# Work to complete
Nothing outside the range is to be copied. From the entries below, reproduce exactly the lines starting at the one with "Convert this chart to Plotly code." and ending at the one with "import plotly.graph_objects as go", without pictures.

## Begin Records for this task

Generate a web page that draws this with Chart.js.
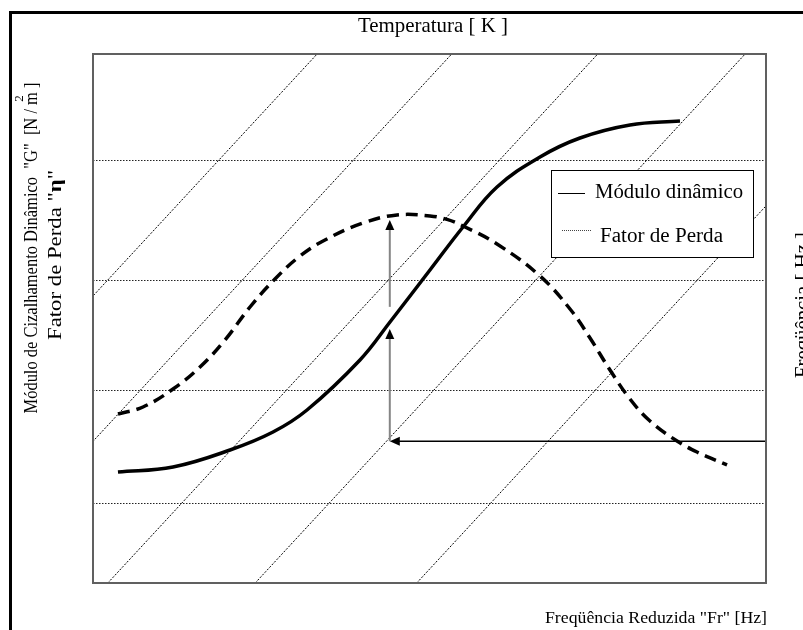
<!DOCTYPE html>
<html>
<head>
<meta charset="utf-8">
<script src="https://cdn.jsdelivr.net/npm/chart.js@4/dist/chart.umd.min.js"></script>
<style>
html,body{margin:0;padding:0;background:#fff;overflow:hidden}
canvas{display:block}
</style>
</head>
<body>
<canvas id="c" width="803" height="630"></canvas>
<script>
// ---- DATA (x = reduced frequency, y = value; both as % of the schematic axes) ----
// Módulo dinâmico (solid curve)
const moduloX = [3.71, 11.89, 20.36, 26.75, 31.80, 39.67, 44.13, 50.07, 54.98, 60.03, 66.42, 72.36, 79.79, 87.22];
const moduloY = [20.98, 21.93, 25.14, 28.54, 32.70, 42.16, 49.34, 59.17, 67.30, 74.86, 80.53, 84.12, 86.58, 87.33];
// Fator de Perda (dashed curve)
const perdaX = [3.71, 7.43, 11.89, 15.90, 19.61, 23.33, 27.04, 30.76, 34.47, 40.12, 45.17, 50.07, 52.60, 54.98, 60.03, 66.42, 70.88, 73.85, 76.82, 79.79, 82.76, 86.78, 89.75, 94.21];
const perdaY = [31.95, 33.27, 36.67, 40.83, 45.94, 52.17, 57.47, 61.81, 64.84, 68.05, 69.57, 69.38, 68.73, 67.49, 64.08, 58.03, 51.80, 46.31, 40.26, 34.78, 30.62, 26.84, 24.76, 22.31];
// Temperature (isotherm) lines: x where each line meets y = 0 and y = 100
const isoBottomX = [-39.5, -19.5, 2.2, 24.1, 48.1];
const isoTopX = [33.3, 53.3, 75.0, 96.9, 120.9];
const isoBottomY = 0;
const isoTopY = 100;
// Horizontal reference (grid) levels
const gridY = [15.1, 36.3, 57.1, 79.8];
// Reading arrows (start -> end)
const arrowStartX = [100, 44.1, 44.1];
const arrowStartY = [26.8, 26.8, 52.2];
const arrowEndX = [44.1, 44.1, 44.1];
const arrowEndY = [26.8, 48.0, 68.6];
// Texts
const legendLabels = ["Módulo dinâmico", "Fator de Perda"];
const topTitle = "Temperatura [ K ]";
const bottomTitle = "Freqüência Reduzida \"Fr\" [Hz]";
const leftTitle = "Módulo de Cizalhamento Dinâmico  \"G\"  [N / m ]";
const leftTitleSup = "2";
const leftTitle2a = "Fator de Perda \"";
const leftTitle2b = "η";
const leftTitle2c = "\"";
const rightTitle = "Freqüência [ Hz ]";

const SERIF = '"Liberation Serif", "Times New Roman", serif';

function pts(xs, ys) { return xs.map((x, i) => ({ x: x, y: ys[i] })); }

const datasets = [
  {
    label: legendLabels[0],
    data: pts(moduloX, moduloY),
    borderColor: '#000', borderWidth: 3.5, pointRadius: 0,
    tension: 0.4, fill: false
  },
  {
    label: legendLabels[1],
    data: pts(perdaX, perdaY),
    borderColor: '#000', borderWidth: 3.5, pointRadius: 0,
    borderDash: [12, 7], borderCapStyle: 'butt',
    tension: 0.4, fill: false
  }
];
isoBottomX.forEach((bx, i) => {
  datasets.push({
    label: 'iso' + i,
    data: [{ x: bx, y: isoBottomY }, { x: isoTopX[i], y: isoTopY }],
    borderColor: '#000', borderWidth: 1, pointRadius: 0,
    borderDash: [2, 1.5], fill: false, tension: 0
  });
});

function fitText(ctx, parts, x, y, len, angle, align) {
  ctx.save();
  ctx.translate(x, y);
  ctx.rotate(angle);
  let total = 0;
  parts.forEach(p => { ctx.font = p.font; p.w = ctx.measureText(p.t).width; total += p.w; });
  const s = len / total;
  ctx.scale(s, 1);
  let cx = align === 'left' ? 0 : -total / 2;
  ctx.textAlign = 'left';
  ctx.textBaseline = 'alphabetic';
  ctx.fillStyle = '#000';
  parts.forEach(p => { ctx.font = p.font; ctx.fillText(p.t, cx, 0); cx += p.w; });
  ctx.restore();
  return { s: s, total: total };
}

const decor = {
  id: 'decor',
  beforeDraw(chart) {
    const ctx = chart.ctx;
    ctx.save();
    ctx.fillStyle = '#fff';
    ctx.fillRect(0, 0, chart.width, chart.height);
    // outer frame
    ctx.fillStyle = '#000';
    ctx.fillRect(9, 11, chart.width - 9, 3);
    ctx.fillRect(9, 11, 3, chart.height - 11);
    ctx.restore();
  },
  afterDatasetsDraw(chart) {
    const ctx = chart.ctx;
    const xs = chart.scales.x, ys = chart.scales.y;
    const a = chart.chartArea;
    ctx.save();
    // arrows
    for (let i = 0; i < arrowStartX.length; i++) {
      const x1 = xs.getPixelForValue(arrowStartX[i]), y1 = ys.getPixelForValue(arrowStartY[i]);
      const x2 = xs.getPixelForValue(arrowEndX[i]), y2 = ys.getPixelForValue(arrowEndY[i]);
      const ang = Math.atan2(y2 - y1, x2 - x1);
      const L = 10, W = 4.5;
      const horiz = Math.abs(y2 - y1) < 1;
      ctx.strokeStyle = horiz ? '#000' : '#858585';
      ctx.lineWidth = horiz ? 1.5 : 2;
      ctx.setLineDash([]);
      ctx.beginPath();
      ctx.moveTo(x1, y1);
      ctx.lineTo(x2 - Math.cos(ang) * L * 0.8, y2 - Math.sin(ang) * L * 0.8);
      ctx.stroke();
      ctx.fillStyle = '#000';
      ctx.beginPath();
      ctx.moveTo(x2, y2);
      ctx.lineTo(x2 - Math.cos(ang) * L - Math.sin(ang) * W, y2 - Math.sin(ang) * L + Math.cos(ang) * W);
      ctx.lineTo(x2 - Math.cos(ang) * L + Math.sin(ang) * W, y2 - Math.sin(ang) * L - Math.cos(ang) * W);
      ctx.closePath();
      ctx.fill();
    }
    // legend box
    const lx = 551, ly = 170, lw = 202, lh = 87;
    ctx.fillStyle = '#fff';
    ctx.fillRect(lx, ly, lw, lh);
    ctx.strokeStyle = '#000';
    ctx.lineWidth = 1;
    ctx.strokeRect(lx + 0.5, ly + 0.5, lw, lh);
    ctx.beginPath();
    ctx.moveTo(558, 193.5); ctx.lineTo(585, 193.5);
    ctx.stroke();
    ctx.strokeStyle = '#444';
    ctx.setLineDash([1, 1]);
    ctx.beginPath();
    ctx.moveTo(562, 230.5); ctx.lineTo(591, 230.5);
    ctx.stroke();
    ctx.setLineDash([]);
    ctx.restore();
    fitText(ctx, [{ t: legendLabels[0], font: '20px ' + SERIF }], 595, 198, 148, 0, 'left');
    fitText(ctx, [{ t: legendLabels[1], font: '20px ' + SERIF }], 600, 242, 123, 0, 'left');
    // plot frame
    ctx.save();
    ctx.strokeStyle = '#606060';
    ctx.lineWidth = 2;
    ctx.strokeRect(a.left, a.top, a.right - a.left, a.bottom - a.top);
    ctx.restore();
  },
  afterDraw(chart) {
    const ctx = chart.ctx;
    fitText(ctx, [{ t: topTitle, font: '21px ' + SERIF }], 433, 32, 150, 0, 'center');
    fitText(ctx, [{ t: bottomTitle, font: '16px ' + SERIF }], 545, 623, 222, 0, 'left');
    // left title with superscript over "m"
    const f1 = '19px ' + SERIF;
    const r = fitText(ctx, [{ t: leftTitle, font: f1 }], 37, 248, 331, -Math.PI / 2, 'center');
    ctx.save();
    ctx.font = f1;
    const pre = ctx.measureText(leftTitle.slice(0, leftTitle.lastIndexOf('m'))).width;
    const mw = ctx.measureText('m').width;
    const along = (-r.total / 2 + pre + mw / 2) * r.s;
    ctx.translate(37, 248);
    ctx.rotate(-Math.PI / 2);
    ctx.font = '13px ' + SERIF;
    ctx.textAlign = 'center';
    ctx.fillStyle = '#000';
    ctx.fillText(leftTitleSup, along, -14);
    ctx.restore();
    // second left title
    fitText(ctx, [
      { t: leftTitle2a, font: '18px ' + SERIF },
      { t: leftTitle2b, font: 'bold 18px ' + SERIF },
      { t: leftTitle2c, font: '18px ' + SERIF }
    ], 61, 255, 170, -Math.PI / 2, 'center');
    // right title (partly outside the picture)
    fitText(ctx, [{ t: rightTitle, font: '20px ' + SERIF }], 809, 305, 146, -Math.PI / 2, 'center');
  }
};

new Chart(document.getElementById('c'), {
  type: 'line',
  data: { datasets: datasets },
  options: {
    responsive: false,
    animation: false,
    devicePixelRatio: 1,
    layout: { padding: { left: 93, right: 37, top: 54, bottom: 47 } },
    plugins: { legend: { display: false }, tooltip: { enabled: false } },
    scales: {
      x: { type: 'linear', min: 0, max: 100, display: false },
      y: {
        type: 'linear', min: 0, max: 100, display: true,
        afterBuildTicks: s => { s.ticks = gridY.map(v => ({ value: v })); },
        afterFit: s => { s.width = 0; },
        ticks: { display: false },
        grid: { color: '#222', lineWidth: 1, drawTicks: false },
        border: { display: false, dash: [1.5, 1.5] }
      }
    }
  },
  plugins: [decor]
});
</script>
</body>
</html>
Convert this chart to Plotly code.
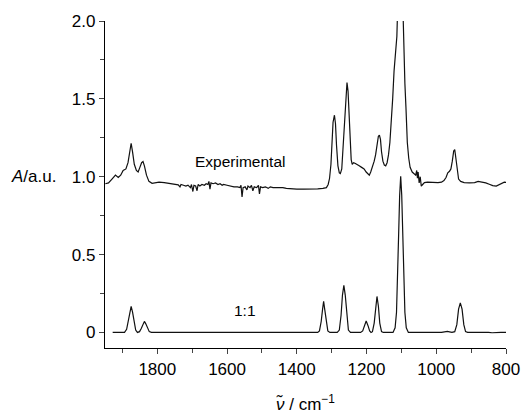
import plotly.graph_objects as go

# Experimental spectrum (wavenumber / cm-1, absorbance a.u.)
exp_wn = [1949, 1940, 1930, 1920, 1912, 1905, 1898, 1890, 1884, 1879, 1875, 1871, 1866, 1860, 1855,
          1850, 1845, 1841, 1837, 1831, 1824, 1815, 1805, 1795, 1780, 1765, 1750, 1740, 1735, 1732,
          1725, 1718, 1712, 1705, 1702, 1698, 1695, 1690, 1686, 1683, 1678, 1672, 1665, 1660, 1655,
          1652, 1649, 1646, 1640, 1633, 1626, 1620, 1614, 1610, 1600, 1590, 1580, 1570, 1563, 1560,
          1557, 1554, 1548, 1543, 1540, 1534, 1530, 1526, 1522, 1515, 1510, 1507, 1504, 1498, 1490,
          1482, 1476, 1468, 1460, 1450, 1440, 1430, 1420, 1400, 1380, 1360, 1340, 1325, 1315, 1310,
          1306, 1302, 1299, 1296, 1292, 1289, 1286, 1282, 1278, 1275, 1271, 1267, 1263, 1259, 1256,
          1253, 1250, 1247, 1244, 1241, 1237, 1232, 1227, 1221, 1214, 1207, 1201, 1196, 1192, 1188,
          1183, 1178, 1174, 1170, 1166, 1163, 1160, 1157, 1153, 1149, 1145, 1141, 1137, 1133, 1129,
          1125, 1121, 1117, 1113, 1108, 1102, 1097, 1094, 1090, 1087, 1083, 1079, 1075, 1069, 1063,
          1059, 1056, 1054, 1052, 1049, 1046, 1043, 1039, 1034, 1025, 1010, 995, 985, 978, 972,
          967, 962, 958, 954, 950, 947, 944, 940, 936, 930, 920, 905, 890, 880, 875,
          868, 858, 848, 838, 828, 820, 812, 805, 800]
exp_abs = [0.955, 0.960, 0.985, 1.010, 0.995, 1.010, 1.040, 1.050, 1.090, 1.170, 1.215, 1.160, 1.080, 1.040, 1.030,
           1.060, 1.090, 1.097, 1.070, 1.010, 0.970, 0.958, 0.962, 0.965, 0.962, 0.958, 0.952, 0.948, 0.935, 0.950,
           0.945, 0.940, 0.946, 0.930, 0.950, 0.905, 0.945, 0.940, 0.910, 0.950, 0.940, 0.950, 0.945, 0.955, 0.950,
           0.970, 0.920, 0.960, 0.955, 0.960, 0.950, 0.955, 0.945, 0.950, 0.945, 0.940, 0.935, 0.935, 0.930, 0.945,
           0.870, 0.930, 0.935, 0.915, 0.940, 0.930, 0.945, 0.910, 0.935, 0.930, 0.945, 0.890, 0.935, 0.930, 0.935,
           0.925, 0.935, 0.930, 0.930, 0.928, 0.930, 0.925, 0.923, 0.920, 0.920, 0.920, 0.922, 0.925, 0.930, 0.950,
           0.990, 1.080, 1.220, 1.350, 1.395, 1.340, 1.200, 1.070, 1.025, 1.020, 1.050, 1.200, 1.420, 1.570, 1.605,
           1.550, 1.380, 1.200, 1.110, 1.080, 1.090, 1.085, 1.080, 1.070, 1.060, 1.050, 1.030, 1.015, 1.010, 1.030,
           1.060, 1.100, 1.140, 1.200, 1.260, 1.267, 1.240, 1.160, 1.100, 1.075, 1.070, 1.090, 1.140, 1.220, 1.350,
           1.500, 1.680, 1.780, 1.900, 2.300, 2.600, 2.200, 1.850, 1.600, 1.450, 1.220, 1.120, 1.060, 1.030, 1.020,
           1.010, 1.040, 0.990, 1.030, 0.960, 1.000, 0.940, 0.950, 0.962, 0.965, 0.962, 0.962, 0.965, 0.975, 0.995,
           1.025, 1.035, 1.050, 1.100, 1.165, 1.175, 1.120, 1.030, 0.985, 0.970, 0.962, 0.960, 0.962, 0.970, 0.968,
           0.963, 0.960, 0.952, 0.943, 0.940, 0.950, 0.960, 0.965, 0.963]

# Simulated 1:1 spectrum
sim_wn = [1928, 1894, 1888, 1883, 1879, 1875, 1871, 1867, 1862, 1857, 1851, 1846, 1841, 1837, 1833,
          1828, 1823, 1817, 1340, 1335, 1330, 1326, 1323, 1320, 1316, 1311, 1305, 1284, 1278, 1273,
          1269, 1265, 1261, 1257, 1252, 1246, 1217, 1211, 1206, 1201, 1196, 1191, 1187, 1183, 1178,
          1174, 1170, 1166, 1162, 1157, 1152, 1124, 1118, 1114, 1111, 1108, 1105, 1102, 1099, 1096,
          1093, 1090, 1086, 1080, 985, 975, 968, 962, 955, 947, 941, 936, 931, 926, 921,
          916, 910, 870, 860, 850, 840, 830, 815, 800]
sim_abs = [0.000, 0.000, 0.020, 0.070, 0.130, 0.167, 0.130, 0.070, 0.015, 0.000, 0.005, 0.025, 0.055, 0.071, 0.055,
           0.025, 0.005, 0.000, 0.000, 0.010, 0.070, 0.150, 0.200, 0.150, 0.070, 0.010, 0.000, 0.000, 0.015, 0.110,
           0.240, 0.302, 0.240, 0.110, 0.015, 0.000, 0.000, 0.010, 0.045, 0.073, 0.045, 0.010, 0.000, 0.005, 0.060,
           0.170, 0.231, 0.170, 0.060, 0.005, 0.000, 0.000, 0.030, 0.130, 0.320, 0.620, 0.880, 1.003, 0.880, 0.620,
           0.320, 0.130, 0.030, 0.000, 0.000, 0.004, 0.007, 0.004, 0.000, 0.005, 0.050, 0.150, 0.190, 0.150, 0.050,
           0.005, 0.000, 0.000, 0.002, 0.000, -0.002, 0.000, 0.000, 0.000]

x_tick_vals = [1800, 1600, 1400, 1200, 1000, 800]
y_tick_vals = [0, 0.5, 1.0, 1.5, 2.0]
y_tick_text = ["0", "0.5", "1.0", "1.5", "2.0"]

line_style = dict(color="#111111", width=1.2)
fig = go.Figure()
fig.add_trace(go.Scatter(x=exp_wn, y=exp_abs, mode="lines", line=line_style, showlegend=False))
fig.add_trace(go.Scatter(x=sim_wn, y=sim_abs, mode="lines", line=line_style, showlegend=False))

font_family = "Liberation Sans, Arial, sans-serif"
fig.update_layout(
    width=525, height=414,
    margin=dict(l=105, r=19, t=21, b=66),
    paper_bgcolor="white", plot_bgcolor="white",
    font=dict(family=font_family, size=17, color="black"),
    xaxis=dict(range=[1950, 800], tickvals=x_tick_vals, ticks="outside", ticklen=5, tickwidth=1,
               showline=True, linecolor="black", linewidth=1.2, showgrid=False, zeroline=False,
               automargin=False,
               minor=dict(dtick=100, tick0=800, ticks="outside", ticklen=4, tickwidth=1, showgrid=False),
               tickfont=dict(size=17), title=dict(text="<i>ν̃</i> / cm<sup>−1</sup>", standoff=22,
                                                   font=dict(size=17))),
    yaxis=dict(range=[-0.1, 2.0], tickvals=y_tick_vals, ticktext=y_tick_text, ticks="outside", ticklen=5,
               tickwidth=1, showline=True, linecolor="black", linewidth=1.2, showgrid=False, zeroline=False,
               automargin=False,
               minor=dict(dtick=0.25, tick0=0, ticks="outside", ticklen=4, tickwidth=1, showgrid=False),
               tickfont=dict(size=17)),
)
fig.add_annotation(text="Experimental", x=1562, y=1.10, xref="x", yref="y", showarrow=False,
                   font=dict(size=15.5))
fig.add_annotation(text="1:1", x=1548, y=0.14, xref="x", yref="y", showarrow=False, font=dict(size=15.5))
fig.add_annotation(text="<i>A</i>/a.u.", x=-0.117, y=1.0, xref="paper", yref="y", xanchor="right",
                   showarrow=False, font=dict(size=17))

fig.write_html("out.html", config={"displayModeBar": False},
               post_script="document.body.style.margin='0';document.body.style.overflow='hidden';")
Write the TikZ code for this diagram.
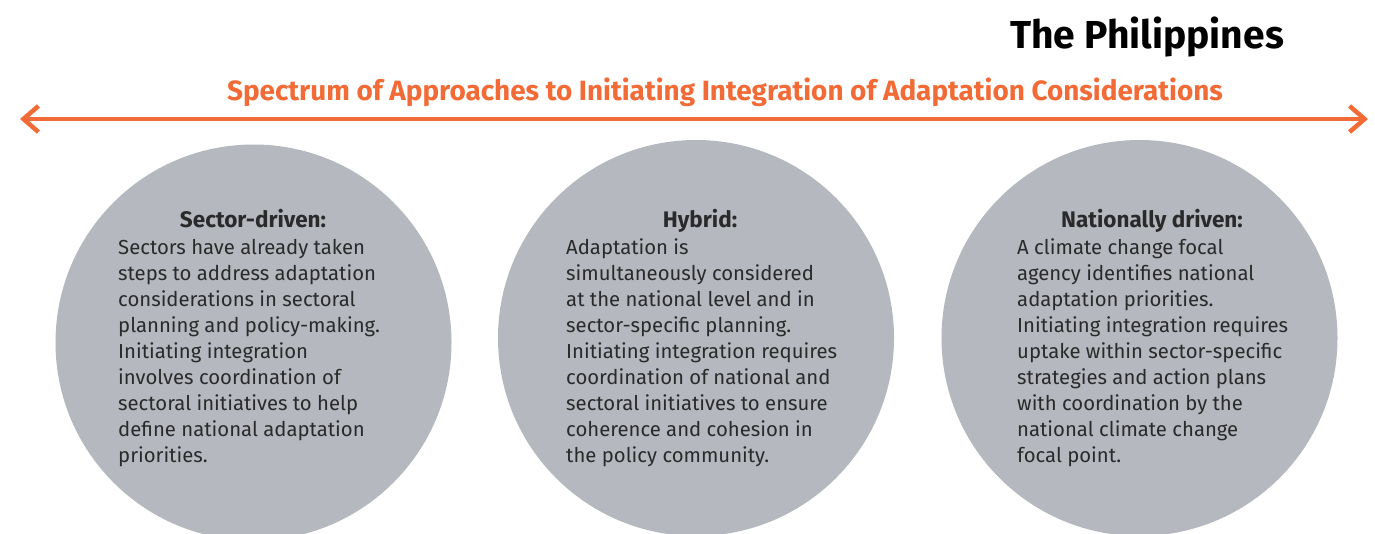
\documentclass[tikz,border=0pt]{standalone}
\usepackage{fontspec}
\setmainfont{Fira Sans}
\usetikzlibrary{arrows.meta}
\definecolor{circgray}{HTML}{B5B8BF}
\definecolor{orng}{HTML}{F26A36}
\definecolor{txt}{HTML}{2A2A2A}
\tikzset{
  bubble/.style={circle, fill=circgray, minimum size=396pt, inner sep=0pt},
  bubbletitle/.style={anchor=base, inner sep=0pt, text=txt, font=\bfseries\fontsize{22.5}{26}\selectfont},
  bubblebody/.style={anchor=base west, inner sep=0pt, align=left, text=txt, font=\fontsize{20.3}{26.1}\selectfont},
  spectrum/.style={draw=orng, line width=4.5pt, {Straight Barb[length=15pt,width=26pt]}-{Straight Barb[length=15pt,width=26pt]}}
}
\begin{document}
\begin{tikzpicture}[x=1pt,y=-1pt]
\useasboundingbox (0,0) rectangle (1375,533);
\fill[white] (0,0) rectangle (1375,533);
\clip (0,0) rectangle (1375,533);

\node[anchor=base east, inner sep=0pt, text=black, font=\bfseries\fontsize{39}{39}\selectfont] (country) at (1284,48) {The Philippines};
\node[anchor=base, inner sep=0pt, text=orng, font=\bfseries\fontsize{27.9}{27.9}\selectfont] (heading) at (725,100) {Spectrum of Approaches to Initiating Integration of Adaptation Considerations};

\coordinate (la) at (20,119);
\coordinate (ra) at (1368,119);
\draw[spectrum] (la) -- (ra);

\node[bubble] (c1) at (253.5,342.5) {};
\node[bubble] (c2) at (696,338) {};
\node[bubble] (c3) at (1139.5,338) {};

\node[bubbletitle] (t1) at (253,227) {Sector-driven:};
\node[bubblebody] (b1) at (118,462.8) {Sectors have already taken\\steps to address adaptation\\considerations in sectoral\\planning and policy-making.\\Initiating integration\\involves coordination of\\sectoral initiatives to help\\define national adaptation\\priorities.};

\node[bubbletitle] (t2) at (700,227) {Hybrid:};
\node[bubblebody] (b2) at (566,462.8) {Adaptation is\\simultaneously considered\\at the national level and in\\sector-specific planning.\\Initiating integration requires\\coordination of national and\\sectoral initiatives to ensure\\coherence and cohesion in\\the policy community.};

\node[bubbletitle] (t3) at (1152,227) {Nationally driven:};
\node[bubblebody] (b3) at (1017,462.8) {A climate change focal\\agency identifies national\\adaptation priorities.\\Initiating integration requires\\uptake within sector-specific\\strategies and action plans\\with coordination by the\\national climate change\\focal point.};
\end{tikzpicture}
\end{document}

## End Records for this task

# Full answer
Convert this chart to Plotly code.
import plotly.graph_objects as go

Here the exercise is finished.